Truly I have a love/hate relationship with the place. 80% of my jeans are from Talbot's, just happen to fit me and wear well.
Ms. Liz said…
Oh I so agree about Talbots last years ruffles! I actually complained to the sales associate who understood what I meant but what can you do? Also last years colours were just overwhelming and I like colour.

I also have a "love/hate" relationship with the place as the quality is unreliable. Glad to know that this season may offer some gems. Since being retired I am careful with my fashion dollar as I want to be sure I wear what is in my closet for the life I have now and not for a fantasy retired life! I am also conscious that I am buying American and I try to support Canadian fashion when I can but it is not easy to find Canadian fashion that fits me and my budget.

I will forever think of Talbots as Forever 47!
Duchesse said…
Ms. Liz: From here, 47 doesn't look bad at all ;)
and I am with you on buying Canadian. Here in Montréal, we have talented designers but many are making things for a younger market or clubwear. When I find something I can wear I thank them, and buy.
Wendy said…
I guess I’m not Talbot’s shape either and have had very limited success there. Last year I did get a blazer on clearance that fits with only minor alterations. I enjoy looking, but in a temperate climate Idon’t have much use for sweaters.
I've been a Talbot's shopper for many years and I am very glad that they seem to have gotten over that whole "ruffle phase"! I've always relied on them for tailored yet feminine clothes and I've always loved their "Charming" cardigans. And at least I can afford their prices! It is getting very difficult in Toronto to find clothing in that mid-range - not H&M throw away fashion for stick figures and not astronomical designer prices! And I completely agree about the salespeople being very helpful and the dressing rooms - they are always spotless at that store and any other one I've been in. Contrast that with the Bay just across Yonge from this Talbots and you would have been shocked! Filthy, drab - terrible lighting and you have to search for a salesperson to unlock it for you!
Duchesse said…
Wendy: I am curious, with a range from Misses through Woman and then Petite in both those ranges, why you believe you are not their size. Their range is among the very, very few with so many options. But I realize there are other things like the shoulder width or rise. (Like J. Crew, for me: the armholes are cut to be tight.) And, I saw women of so many shapes when i was in there. I have a friend who always liked my jeans but said Talbot's did not fit her, and then discovered she needed to buy Petite even though she is not usually a petite size, but she carries her height in her torso, not her legs. Anyway, just curious.

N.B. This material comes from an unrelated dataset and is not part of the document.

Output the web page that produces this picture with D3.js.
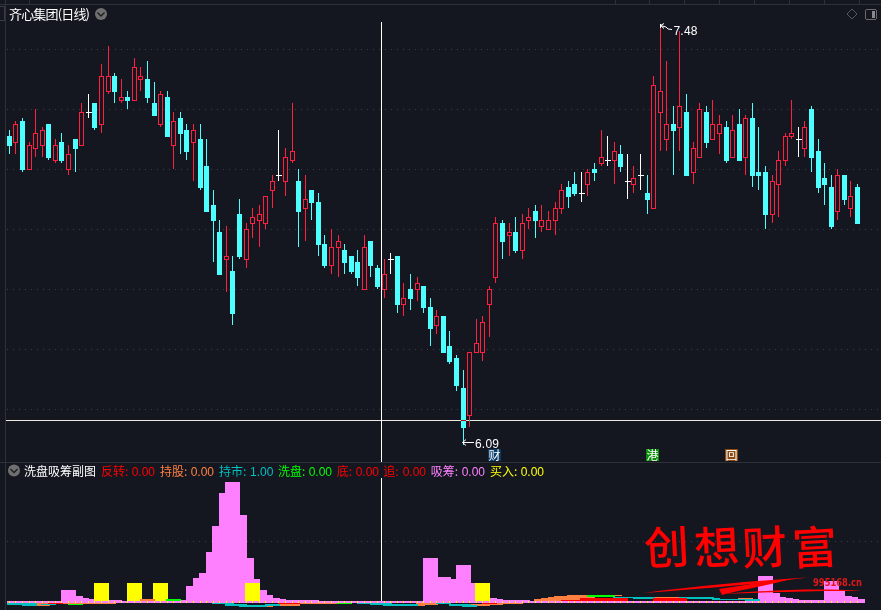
<!DOCTYPE html>
<html><head><meta charset="utf-8">
<script src="https://cdn.jsdelivr.net/npm/d3@7/dist/d3.min.js"></script>
<style>html,body{margin:0;padding:0;background:#141720;overflow:hidden}svg{display:block}
text{font-family:"Noto Sans CJK SC","Liberation Sans",sans-serif}</style></head><body>
<div id="chart"></div>
<script>
// prices in fen (1/100 yuan)
const opens=[712,710,717,701,708,709,716,704,710,701,711,709,720,723,716,727,732,724,725,724,731,731,723,716,725,709,718,714,710,711,702,689,680,671,667,686,671,683,684,683,694,699,697,704,697,688,694,690,676,669,675,674,672,670,661,677,668,661,671,672,656,661,661,662,655,649,652,642,638,628,619,640,640,656,665,683,679,680,674,684,687,682,681,684,688,695,696,693,696,701,703,704,704,706,697,696,699,693,688,720,711,716,715,720,700,705,720,711,713,715,705,716,705,718,700,700,686,696,704,712,711,708,721,707,698,695,687,699,688,695];
const closes=[709,716,701,709,713,714,705,709,704,706,708,720,720,715,732,732,727,725,724,735,732,725,719,726,712,717,713,707,714,695,687,684,666,672,653,672,681,685,686,692,697,699,705,707,687,691,690,676,669,675,677,670,667,665,675,669,662,666,671,656,658,658,663,655,648,652,640,637,629,615,640,643,650,661,683,677,680,674,683,685,684,684,684,688,694,692,693,693,700,700,705,704,707,702,697,698,699,691,729,727,716,714,722,699,708,721,710,716,716,704,714,704,718,699,699,686,697,704,712,713,711,715,705,695,696,682,699,691,692,683];
const highs=[714,717,718,710,721,715,716,711,713,709,711,723,726,723,736,742,733,731,727,738,735,737,730,727,727,720,720,716,716,716,711,694,684,682,672,691,683,688,689,692,699,714,708,723,701,699,694,693,679,681,679,676,672,674,679,677,669,671,673,672,663,666,665,662,658,654,652,647,639,634,640,651,652,662,685,684,683,685,686,688,689,689,687,690,696,697,700,700,701,703,714,712,710,709,706,702,706,699,732,748,737,722,747,726,710,723,722,724,719,717,719,721,719,723,715,702,699,707,713,724,715,717,722,711,703,699,701,699,697,696];
const lows=[706,706,700,701,705,705,704,703,703,699,700,709,718,714,713,726,723,723,721,724,727,723,719,715,712,701,706,704,697,694,687,670,666,660,649,671,668,678,675,681,688,697,692,703,675,677,684,672,668,666,665,666,666,662,661,665,661,658,666,653,652,654,657,653,642,646,640,636,627,609,615,640,637,645,663,671,672,673,671,681,678,680,681,679,686,688,692,690,692,697,702,702,696,700,691,693,694,686,688,707,707,699,707,699,696,705,708,711,706,703,705,704,699,695,694,681,683,685,702,711,705,705,700,693,689,681,684,689,685,683];

// indicator sticks: [candle index, from, to]
const pinkPeaks=[[9,11.7],[10,5.7],[11,3.7],[12,2.7],[13,2],[14,1.7],[15,1.7],[16,1.7],[24,1.7],[25,1.7],[26,1.7],[27,1.7],[28,15.7],[29,23.7],[30,28.7],[31,49.7],[32,75.7],[33,108.7],[34,119.7],[35,86.7],[36,43.7],[37,22.7],[38,11.7],[39,6.7],[40,3.7],[41,2.7],[42,1.7],[43,1.7],[44,1.7],[45,1.7],[46,1.7],[64,43.7],[65,24.7],[66,24.7],[67,22.7],[68,22.7],[69,36.7],[70,18.7],[71,18.7],[72,18.7],[73,3.7],[74,2.7],[75,1.7],[76,1.7],[77,1.7],[78,1.7],[115,25.3],[116,8.5],[117,4.5],[118,3.5],[119,2.5],[120,1.5],[121,1.5],[122,1.5],[123,1.5],[124,1.5],[125,20.5],[126,10.5],[127,5.5],[128,4.5],[129,2.5]];
const yellowBuys=[[14,18.7],[19,18.7],[23,18.7],[37,18.7],[72,18.7]];
const orangeBands=[[5,-4.3,-1.7],[9,-2.7,-.5],[10,-2.7,-.5],[11,-2.7,-.5],[12,-2,-.3],[13,-2,-.3],[14,-2,-.3],[15,-2,-.3],[16,-1.3,-.3],[17,-1.3,-.3],[18,-1.3,-.3],[21,.5,3],[39,-5.3,-3.3],[42,-4,-2.3],[43,-4,-2.3],[44,-2.7,-1.3],[45,-2.7,-1.3],[46,-2.7,-1.3],[47,-2.7,-1.3],[48,-2,-.7],[49,-2,-.7],[52,-1.7,-.7],[62,-4.3,-2.5],[63,-3,-1.8],[64,-3,-1.8],[71,-4.3,-2.5],[72,-4.3,-2.5],[73,-3.3,-2],[74,-3.3,-2],[75,-2.7,-.8],[76,-2.7,-.8],[77,-2.7,-.8],[78,-1.5,-.3],[81,.7,2.7],[82,.7,3.7],[83,.7,4.7],[84,.7,5.7],[85,.7,5.7],[86,.7,6.7],[87,.7,6.7],[88,.7,6.7],[92,5.5,6.5],[99,4,5],[100,4,5],[101,4,5],[112,2.7,4]];
const greenBands=[[10,-3.7,-2.7],[25,.5,2.7],[51,-2.3,-.3],[53,-1.7,-.3],[89,4.3,6.5],[90,4.3,6.5],[91,4.3,6.5]];
const tealBands=[[0,-3,-1],[1,-3,-1],[3,-4.3,-1.7],[6,-3.3,-2.3],[30,-1.7,-.3],[31,-1.7,-.3],[32,-2.7,-1.3],[33,-2.7,-1.3],[34,-4,-2],[35,-4,-2],[36,-5.3,-3.3],[37,-5.3,-3.3],[38,-5,-3],[40,-4,-2.5],[54,-2.3,-.7],[55,-2.3,-.7],[56,-3,-1.5],[57,-3.5,-1.7],[58,-4.3,-2.5],[59,-4.3,-2.5],[60,-4.3,-2.5],[61,-4.3,-2.5],[66,-2.5,-1.3],[68,-4,-2.3],[69,-4,-2.3],[70,-5.3,-3.3],[93,3.7,4.3],[94,4,5],[95,4,5],[96,3,5],[97,3,5],[103,3,5],[104,3,5],[105,3,5],[106,3,5],[107,2.7,4],[108,1.7,3],[109,1.7,3],[110,1.7,3],[111,1.7,3],[113,1,2.7],[125,-1.3,-.7],[126,-1.3,-.7],[127,-1.3,-.7],[128,-1.3,-.7],[129,-1.3,-.7]];
const redBands=[[7,-2.5,-.3],[42,-2.3,-.3],[43,-2.3,-.3],[44,-1.3,-.3],[45,-1.3,-.3],[46,-1.3,-.3],[47,-1.3,-.3],[73,-2,-.3],[85,.7,1.7],[86,.7,1.7],[87,.7,1.7],[88,.7,3.3],[89,.7,3.3],[90,.7,3.3],[91,.7,3.3],[92,.7,3.3],[93,.7,3.3],[99,.7,4],[100,.7,4],[101,.7,4],[102,.7,4]];

const legendLabels=["反转:","持股:","持市:","洗盘:","底:","追:","吸筹:","买入:"];
const legendValues=["0.00","0.00","1.00","0.00","0.00","0.00","0.00","0.00"];
const legendColors=["#ff0000","#ff8040","#00c0c0","#00ff00","#ff0000","#ff0000","#ff80ff","#ffff00"];
const legendLabelX=[101,160,219,278,336.7,383.3,430.7,490];
const legendValueX=[131.7,190.7,250,308.7,355.7,402.7,461.7,520.7];

const W=881,H=610,BG="#141720",RED="#ff2040",CYAN="#4dffff",LINE="#2e3138",GRID="#3b3e46";
const svg=d3.select("#chart").append("svg").attr("width",W).attr("height",H).style("background",BG);
const x=d3.scaleLinear().domain([0,129]).range([9.4,857.5]);
const y=d3.scaleLinear().domain([609,748]).range([445,28]);
const sy=d3.scaleLinear().domain([0,120]).range([601.5,481.5]);
const px=i=>Math.floor(x(i));
const crisp=s=>s.attr("shape-rendering","crispEdges");

// frame
const frame=svg.append("g");
crisp(frame.append("line").attr("x1",0).attr("x2",W).attr("y1",4.5).attr("y2",4.5).attr("stroke",LINE));
crisp(frame.append("line").attr("x1",5.5).attr("x2",5.5).attr("y1",0).attr("y2",H).attr("stroke",LINE));
crisp(frame.append("line").attr("x1",0).attr("x2",W).attr("y1",462.5).attr("y2",462.5).attr("stroke",LINE));
crisp(frame.append("rect").attr("x",-2).attr("y",6.5).attr("width",6.5).attr("height",14).attr("fill","none").attr("stroke","#3a3d44"));
[29,615,649,684,719,754,789,824,859].forEach(t=>crisp(frame.append("line").attr("x1",t+.5).attr("x2",t+.5).attr("y1",0).attr("y2",4).attr("stroke",LINE)));

// dotted grid
const grid=svg.append("g");
[49.5,109.5,169.5,229.5,289.5,349.5,409.5,541.5].forEach(g=>crisp(grid.append("line").attr("x1",7).attr("x2",W).attr("y1",g).attr("y2",g).attr("stroke",GRID).attr("stroke-dasharray","1 5")));

// candles
const idx=d3.range(opens.length);
const candles=svg.append("g").selectAll("g").data(idx).join("g");
candles.each(function(i){
  const g=d3.select(this),o=opens[i],c=closes[i],X=px(i)+.5;
  const col=o===c?"#ffffff":(c>o?RED:CYAN);
  const top=Math.max(o,c),bot=Math.min(o,c);
  const wick=(a,b)=>{if(y(a)!==y(b))crisp(g.append("line").attr("x1",X).attr("x2",X).attr("y1",y(a)).attr("y2",y(b)).attr("stroke",col));};
  if(o===c){wick(highs[i],lows[i]);crisp(g.append("line").attr("x1",X-2.5).attr("x2",X+3).attr("y1",y(c)+.5).attr("y2",y(c)+.5).attr("stroke",col));}
  else if(c>o){wick(highs[i],top);wick(bot,lows[i]);
    crisp(g.append("rect").attr("x",X-2).attr("y",y(top)+.5).attr("width",4).attr("height",y(bot)-y(top)).attr("fill",BG).attr("stroke",col));}
  else{wick(highs[i],lows[i]);
    crisp(g.append("rect").attr("x",X-2.5).attr("y",y(top)).attr("width",5).attr("height",y(bot)-y(top)+1).attr("fill",col));}
});

// crosshair
const cross=svg.append("g").style("mix-blend-mode","difference");
crisp(cross.append("line").attr("x1",6).attr("x2",W).attr("y1",420.5).attr("y2",420.5).attr("stroke","#ffffff"));
const vx=381.5;
crisp(svg.append("line").attr("x1",vx).attr("x2",vx).attr("y1",22).attr("y2",462).attr("stroke","#ffffff"));
crisp(svg.append("line").attr("x1",vx).attr("x2",vx).attr("y1",478).attr("y2",605).attr("stroke","#ffffff"));

// indicator pane
const clipId="subclip";
svg.append("clipPath").attr("id",clipId).append("rect").attr("x",7).attr("y",465).attr("width",W-7).attr("height",145);
const sub=svg.append("g").attr("clip-path",`url(#${clipId})`);
const STICK=15;
const sticks=(rows,color)=>sub.append("g").selectAll("rect").data(rows).join("rect")
  .attr("x",d=>x(d[0])-STICK/2).attr("width",STICK)
  .attr("y",d=>sy(Math.max(d[1],d.length>2?d[2]:0))).attr("height",d=>Math.abs(sy(d.length>2?d[2]:0)-sy(d[1])))
  .attr("fill",color).attr("shape-rendering","crispEdges");
sticks(pinkPeaks,"#ff80ff");
sticks(yellowBuys,"#ffff00");
sticks(orangeBands,"#ff8040");
sticks(greenBands,"#00ff00");
sticks(tealBands,"#00c0c0");
sticks(redBands,"#ff0000");
crisp(sub.append("rect").attr("x",7).attr("y",sy(0)-.5).attr("width",x(129)+7.5-7).attr("height",1.5).attr("fill","#ff80ff"));
sub.append("g").selectAll("rect").data(idx).join("rect").attr("x",i=>px(i)).attr("y",sy(0)-.5).attr("width",1).attr("height",1.5).attr("fill","#ffff00").attr("shape-rendering","crispEdges");

// legend background, then annotations and text on top
const leg=svg.append("g");
crisp(leg.append("rect").attr("x",7).attr("y",464).attr("width",530).attr("height",14).attr("fill",BG));

// high / low labels
const ann=svg.append("g");
ann.append("path").attr("d","M660.5 25.5 L664 23.5 M660.5 25.5 L664 28.5 M660.5 25.5 L666 27 L668 29 L672 29.5 M660.5 24 V28").attr("fill","none").attr("stroke","#fff");
ann.append("text").attr("x",673.5).attr("y",35).attr("fill","#fff").attr("font-size",12).style("font-family","Liberation Sans").attr("letter-spacing",".2").text("7.48");
ann.append("path").attr("d","M462.5 442.5 H474 M462.5 442.5 L466 439.5 M462.5 442.5 L466 445.5").attr("fill","none").attr("stroke","#fff");
ann.append("text").attr("x",475).attr("y",447.5).attr("fill","#fff").attr("font-size",12).style("font-family","Liberation Sans").attr("letter-spacing",".2").text("6.09");

// event badges
[["财",488,"#0b3a68"],["港",646,"#0a8a0a"],["回",725,"#8a4a10"]].forEach(([t,bx,c])=>{
  crisp(ann.append("rect").attr("x",bx).attr("y",449).attr("width",13).attr("height",12).attr("fill",c));
  ann.append("text").attr("x",bx+6.5).attr("y",459.5).attr("text-anchor","middle").attr("fill","#fff").attr("font-size",12).text(t);
});

// chevron buttons & titles
function chevron(cx,cy){
  ann.append("circle").attr("cx",cx).attr("cy",cy).attr("r",6).attr("fill","#6f6f6f");
  ann.append("path").attr("d",`M${cx-3.5} ${cy-1.5} L${cx} ${cy+2} L${cx+3.5} ${cy-1.5}`).attr("fill","none").attr("stroke","#1c1c1c").attr("stroke-width",1.3);
}
chevron(101,14);
chevron(14,470.5);
ann.append("text").attr("x",9).attr("y",19).attr("fill","#fff").attr("font-size",13).attr("textLength",81).text("齐心集团(日线)");
ann.append("path").attr("d","M852 9 L857 14 L852 19 L847 14 Z").attr("fill","none").attr("stroke","#55585e");
crisp(ann.append("rect").attr("x",865.5).attr("y",9.5).attr("width",11).attr("height",10).attr("rx",2).attr("fill","none").attr("stroke","#6a6a6a"));
crisp(ann.append("rect").attr("x",872).attr("y",11).attr("width",3).attr("height",7).attr("fill","#8a8a8a"));

leg.append("text").attr("x",24).attr("y",475.5).attr("fill","#fff").attr("font-size",12).text("洗盘吸筹副图");
legendLabels.forEach((t,i)=>{
  leg.append("text").attr("x",legendLabelX[i]).attr("y",475.5).attr("fill",legendColors[i]).attr("font-size",12).text(t);
  leg.append("text").attr("x",legendValueX[i]).attr("y",475.5).attr("fill",legendColors[i]).attr("font-size",12).style("font-family","Liberation Sans").text(legendValues[i]);
});

// watermark
const wm=svg.append("g").attr("fill","#ff0000");
[["创",644],["想",694],["财",742],["富",792]].forEach(([t,tx])=>{
  wm.append("text").attr("x",tx).attr("y",564).attr("font-size",45).attr("font-weight",500).attr("transform",`rotate(-3 ${tx+22} 545)`).text(t);
});
wm.append("path").attr("d","M643 593 C690 587 750 581 807 577.5 C770 583 700 589 643 593 Z");
wm.append("path").attr("d","M719 589 C745 585 770 581 790 579 C775 584 740 590 722 595 Z");
wm.append("path").attr("d","M722 594 C770 590 820 588 862 591 C820 590.5 770 592 722 594 Z");
wm.append("text").attr("x",813).attr("y",586).attr("font-size",10).attr("font-weight",700).style("font-family","DejaVu Sans").attr("textLength",49).attr("lengthAdjust","spacingAndGlyphs").attr("fill","#e01818").text("995168.cn");
</script></body></html>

Margie from Toronto: The Bay on Bloor is dispiriting and the Queen St. store only a half-notch better. (Then there is that confusing Saks/Bay mashup.) On Queen, most dressing rooms are open or it is easier to get one opened. But the stores are so huge, it is impossible to replicate the atmosphere of Talbot's or a small boutique.

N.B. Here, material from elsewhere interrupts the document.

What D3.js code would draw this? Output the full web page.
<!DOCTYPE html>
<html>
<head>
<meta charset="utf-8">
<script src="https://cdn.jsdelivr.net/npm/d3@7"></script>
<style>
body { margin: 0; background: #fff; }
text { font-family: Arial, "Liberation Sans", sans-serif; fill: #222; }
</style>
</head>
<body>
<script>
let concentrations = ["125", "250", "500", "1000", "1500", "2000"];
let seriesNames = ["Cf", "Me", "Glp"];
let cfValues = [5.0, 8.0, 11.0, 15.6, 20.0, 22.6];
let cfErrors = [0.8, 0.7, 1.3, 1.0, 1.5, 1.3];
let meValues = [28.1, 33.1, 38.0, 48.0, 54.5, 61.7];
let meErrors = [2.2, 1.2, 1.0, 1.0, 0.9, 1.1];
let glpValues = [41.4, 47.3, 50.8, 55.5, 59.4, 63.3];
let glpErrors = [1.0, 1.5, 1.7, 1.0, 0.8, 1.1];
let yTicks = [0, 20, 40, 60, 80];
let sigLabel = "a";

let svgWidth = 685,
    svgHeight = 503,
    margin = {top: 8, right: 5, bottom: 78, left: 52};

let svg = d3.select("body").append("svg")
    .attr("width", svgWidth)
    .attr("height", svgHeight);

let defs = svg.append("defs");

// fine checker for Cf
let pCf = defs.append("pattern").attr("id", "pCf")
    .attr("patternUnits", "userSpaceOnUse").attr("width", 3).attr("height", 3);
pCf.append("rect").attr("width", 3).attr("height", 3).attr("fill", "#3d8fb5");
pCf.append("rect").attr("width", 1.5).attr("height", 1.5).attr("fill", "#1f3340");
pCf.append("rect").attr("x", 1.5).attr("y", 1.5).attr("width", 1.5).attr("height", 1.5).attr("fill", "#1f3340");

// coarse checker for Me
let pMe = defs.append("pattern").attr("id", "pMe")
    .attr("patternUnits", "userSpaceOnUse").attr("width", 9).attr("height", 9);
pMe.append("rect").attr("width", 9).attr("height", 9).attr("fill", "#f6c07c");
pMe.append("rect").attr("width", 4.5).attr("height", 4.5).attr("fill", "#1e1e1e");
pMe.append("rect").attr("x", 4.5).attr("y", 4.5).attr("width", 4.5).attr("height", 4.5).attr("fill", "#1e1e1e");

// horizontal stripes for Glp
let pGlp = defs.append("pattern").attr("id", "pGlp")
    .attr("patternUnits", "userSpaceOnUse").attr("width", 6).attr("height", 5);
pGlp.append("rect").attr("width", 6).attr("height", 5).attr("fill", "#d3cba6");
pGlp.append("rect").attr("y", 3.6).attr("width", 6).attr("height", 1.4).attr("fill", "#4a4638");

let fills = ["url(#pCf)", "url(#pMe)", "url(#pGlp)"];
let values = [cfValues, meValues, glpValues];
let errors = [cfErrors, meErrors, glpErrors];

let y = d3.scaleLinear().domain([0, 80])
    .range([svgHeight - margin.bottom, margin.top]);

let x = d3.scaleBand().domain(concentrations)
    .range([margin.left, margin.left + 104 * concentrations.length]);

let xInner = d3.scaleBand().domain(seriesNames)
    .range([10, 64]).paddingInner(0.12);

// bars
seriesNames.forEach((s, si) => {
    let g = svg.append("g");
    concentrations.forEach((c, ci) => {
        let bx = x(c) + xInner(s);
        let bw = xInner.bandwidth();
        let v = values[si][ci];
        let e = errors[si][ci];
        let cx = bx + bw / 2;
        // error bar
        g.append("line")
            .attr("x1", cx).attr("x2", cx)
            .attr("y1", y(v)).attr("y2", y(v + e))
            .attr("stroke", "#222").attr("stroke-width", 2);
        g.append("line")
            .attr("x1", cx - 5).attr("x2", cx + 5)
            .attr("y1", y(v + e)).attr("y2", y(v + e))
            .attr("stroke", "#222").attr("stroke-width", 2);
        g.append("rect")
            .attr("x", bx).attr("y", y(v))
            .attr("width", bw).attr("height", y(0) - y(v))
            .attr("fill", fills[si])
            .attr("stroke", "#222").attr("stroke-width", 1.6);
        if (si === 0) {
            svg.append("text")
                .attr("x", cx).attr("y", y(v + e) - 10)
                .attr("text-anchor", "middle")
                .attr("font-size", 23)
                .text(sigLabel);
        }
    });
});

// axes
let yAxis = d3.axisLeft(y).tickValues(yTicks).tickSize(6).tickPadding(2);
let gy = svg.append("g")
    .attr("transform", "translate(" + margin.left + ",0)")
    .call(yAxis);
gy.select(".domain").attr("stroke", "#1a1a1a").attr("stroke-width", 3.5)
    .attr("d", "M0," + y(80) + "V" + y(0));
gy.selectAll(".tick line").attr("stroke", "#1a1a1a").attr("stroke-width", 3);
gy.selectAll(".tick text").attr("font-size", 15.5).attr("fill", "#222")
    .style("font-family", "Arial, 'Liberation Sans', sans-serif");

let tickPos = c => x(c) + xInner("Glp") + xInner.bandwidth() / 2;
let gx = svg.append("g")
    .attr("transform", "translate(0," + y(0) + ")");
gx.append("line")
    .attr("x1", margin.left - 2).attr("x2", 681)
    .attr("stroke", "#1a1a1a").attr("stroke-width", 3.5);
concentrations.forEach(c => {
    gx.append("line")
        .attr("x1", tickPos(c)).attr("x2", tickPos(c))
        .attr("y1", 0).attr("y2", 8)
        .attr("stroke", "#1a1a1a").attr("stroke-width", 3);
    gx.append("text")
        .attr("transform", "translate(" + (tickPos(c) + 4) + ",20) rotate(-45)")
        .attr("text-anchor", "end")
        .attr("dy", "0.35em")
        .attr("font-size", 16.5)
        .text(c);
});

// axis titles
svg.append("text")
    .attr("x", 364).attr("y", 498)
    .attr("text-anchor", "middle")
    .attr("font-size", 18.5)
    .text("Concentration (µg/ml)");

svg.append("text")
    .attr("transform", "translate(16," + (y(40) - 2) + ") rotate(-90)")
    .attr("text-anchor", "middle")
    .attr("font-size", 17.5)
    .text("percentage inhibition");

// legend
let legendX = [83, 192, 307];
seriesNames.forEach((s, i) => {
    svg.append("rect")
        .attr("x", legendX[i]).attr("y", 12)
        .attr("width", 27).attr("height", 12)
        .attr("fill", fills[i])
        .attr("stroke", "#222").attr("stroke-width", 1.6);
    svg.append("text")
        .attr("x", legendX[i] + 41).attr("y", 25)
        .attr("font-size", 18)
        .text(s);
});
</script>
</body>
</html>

At one very high end boutique, I was conspicuously shadowed by a sales person who was obviously watching for theft. I almost said something •really• nasty but I guess thieves come in every stripe and I was not known to her. Still, you couldn't give me something from there after that.

I also agree that there are limited options for the mid-range. One of my most well-dressed friends there solves the situation by shopping nearly completely at consignment. You'd be surprised how many women turn over their wardrobes every year.
Margie, here in Montréal (I've been to the downtown and Anjou stores, as well as the oldest one in Old Québec) Simons has impeccable dressing rooms and toilets. Indeed this is no longer the case at the Bay; very sad as the large department stores used to have excellent facilities - do you remember "powder rooms"?

Duchesse, another aspect of garments fitting is the extent to which they are cut "curvy" or more "straight" (bust-waist-hips ratio). Not using "curvy" as a euphemism for overweight... And as you say, wide or narrow shoulders.
Duchesse said…
VeraL: Since your comment, I have been diving into CETA material. One site summarizing the terms says that to be exempt from duty the goods must be imported directly from Europe to Canada, so your Land's End sheets would not be covered.